No, it’s not really “any string.” Most strings sent to an interpreter will result in a syntax error. Many Unix commands will report an error if you pass in an unknown flag.

In theory, there is a type that describes what will parse, but it’s implicit.

anon7000 3 days ago [ - ]

Exactly. LLMs are trained on huge amounts of bash scripts. They “know” how to use grep/awk/whatever. ASTs are, I assume, not really part of that training data. How would they know how to work well with on? LLMs are trained on what humans do to code. Yes, I assume down the road someone will train more efficient versions that can work more closely with the machine. But LLMs work as well as they do because they have a large body of “sed” statements in their statistical models

theshrike79 2 days ago [ - ]

They also know how to use modern options like fd and rg, which allow more complex operations with a single call.
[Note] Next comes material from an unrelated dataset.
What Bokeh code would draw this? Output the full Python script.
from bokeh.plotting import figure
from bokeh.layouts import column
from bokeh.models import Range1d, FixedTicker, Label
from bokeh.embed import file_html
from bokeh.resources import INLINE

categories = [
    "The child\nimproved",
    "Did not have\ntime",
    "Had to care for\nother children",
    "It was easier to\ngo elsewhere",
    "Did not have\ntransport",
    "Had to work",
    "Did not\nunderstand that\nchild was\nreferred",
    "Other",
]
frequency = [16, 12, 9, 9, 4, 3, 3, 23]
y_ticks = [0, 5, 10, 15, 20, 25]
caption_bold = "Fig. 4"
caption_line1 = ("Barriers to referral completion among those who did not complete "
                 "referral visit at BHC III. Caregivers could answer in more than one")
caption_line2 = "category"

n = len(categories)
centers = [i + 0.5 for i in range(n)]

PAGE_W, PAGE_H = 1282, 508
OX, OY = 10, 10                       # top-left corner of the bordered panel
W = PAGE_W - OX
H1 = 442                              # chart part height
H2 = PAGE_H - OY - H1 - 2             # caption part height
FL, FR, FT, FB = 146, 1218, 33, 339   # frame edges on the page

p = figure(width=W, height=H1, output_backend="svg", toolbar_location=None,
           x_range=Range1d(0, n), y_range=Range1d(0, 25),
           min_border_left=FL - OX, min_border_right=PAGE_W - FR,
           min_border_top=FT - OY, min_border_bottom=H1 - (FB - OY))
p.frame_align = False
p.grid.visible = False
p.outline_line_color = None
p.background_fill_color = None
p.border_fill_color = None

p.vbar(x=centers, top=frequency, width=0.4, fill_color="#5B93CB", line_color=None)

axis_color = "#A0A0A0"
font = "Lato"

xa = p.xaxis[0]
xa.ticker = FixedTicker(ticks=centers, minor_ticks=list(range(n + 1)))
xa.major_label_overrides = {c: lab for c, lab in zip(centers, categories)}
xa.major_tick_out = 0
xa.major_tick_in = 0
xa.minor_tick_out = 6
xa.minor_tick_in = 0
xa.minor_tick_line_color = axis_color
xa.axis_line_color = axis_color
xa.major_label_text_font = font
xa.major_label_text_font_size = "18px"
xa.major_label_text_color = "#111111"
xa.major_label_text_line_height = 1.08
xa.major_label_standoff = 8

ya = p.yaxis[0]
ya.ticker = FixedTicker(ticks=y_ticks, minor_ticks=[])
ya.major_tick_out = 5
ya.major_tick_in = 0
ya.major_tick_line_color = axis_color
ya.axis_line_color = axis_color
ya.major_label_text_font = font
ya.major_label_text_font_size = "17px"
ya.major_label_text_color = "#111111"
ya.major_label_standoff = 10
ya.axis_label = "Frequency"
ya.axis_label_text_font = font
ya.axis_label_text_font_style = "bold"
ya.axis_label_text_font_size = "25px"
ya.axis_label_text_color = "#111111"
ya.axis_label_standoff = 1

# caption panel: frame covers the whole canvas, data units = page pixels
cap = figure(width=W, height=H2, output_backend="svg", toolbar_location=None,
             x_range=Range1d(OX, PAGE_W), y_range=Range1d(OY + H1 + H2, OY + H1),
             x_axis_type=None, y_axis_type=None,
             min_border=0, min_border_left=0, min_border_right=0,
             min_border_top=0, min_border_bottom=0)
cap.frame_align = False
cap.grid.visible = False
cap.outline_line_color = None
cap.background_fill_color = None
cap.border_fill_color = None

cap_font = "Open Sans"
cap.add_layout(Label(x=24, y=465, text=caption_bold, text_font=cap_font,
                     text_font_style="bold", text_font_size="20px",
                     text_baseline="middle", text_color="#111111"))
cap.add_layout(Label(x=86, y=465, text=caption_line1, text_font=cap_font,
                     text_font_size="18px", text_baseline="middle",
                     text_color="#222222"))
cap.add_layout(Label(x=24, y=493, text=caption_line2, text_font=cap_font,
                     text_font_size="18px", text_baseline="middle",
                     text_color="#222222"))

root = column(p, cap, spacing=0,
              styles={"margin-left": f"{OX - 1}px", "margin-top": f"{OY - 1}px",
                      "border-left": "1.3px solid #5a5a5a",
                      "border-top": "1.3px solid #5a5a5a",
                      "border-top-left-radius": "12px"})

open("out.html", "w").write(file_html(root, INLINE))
FuckButtons 3 days ago [ - ]

treesitter is more or less a universal AST parser you can run queries against. Writing queries against an AST that you incrementally rebuild is massively more powerful and precise in generating the correct context than manually writing infinitely many shell pipeline oneliners and correctly handling all of the edge cases.

anon7000 3 days ago [ - ]

I agree with you, but the question is more whether existing LLMs have enough training with AST queries to be more effective with that approach. It’s not like LLMs were designed to be precise in the first place

3 days ago [ - ]

[deleted]

UltraSane a day ago [ - ]

generating code that doesn't run is just a waste of electricity.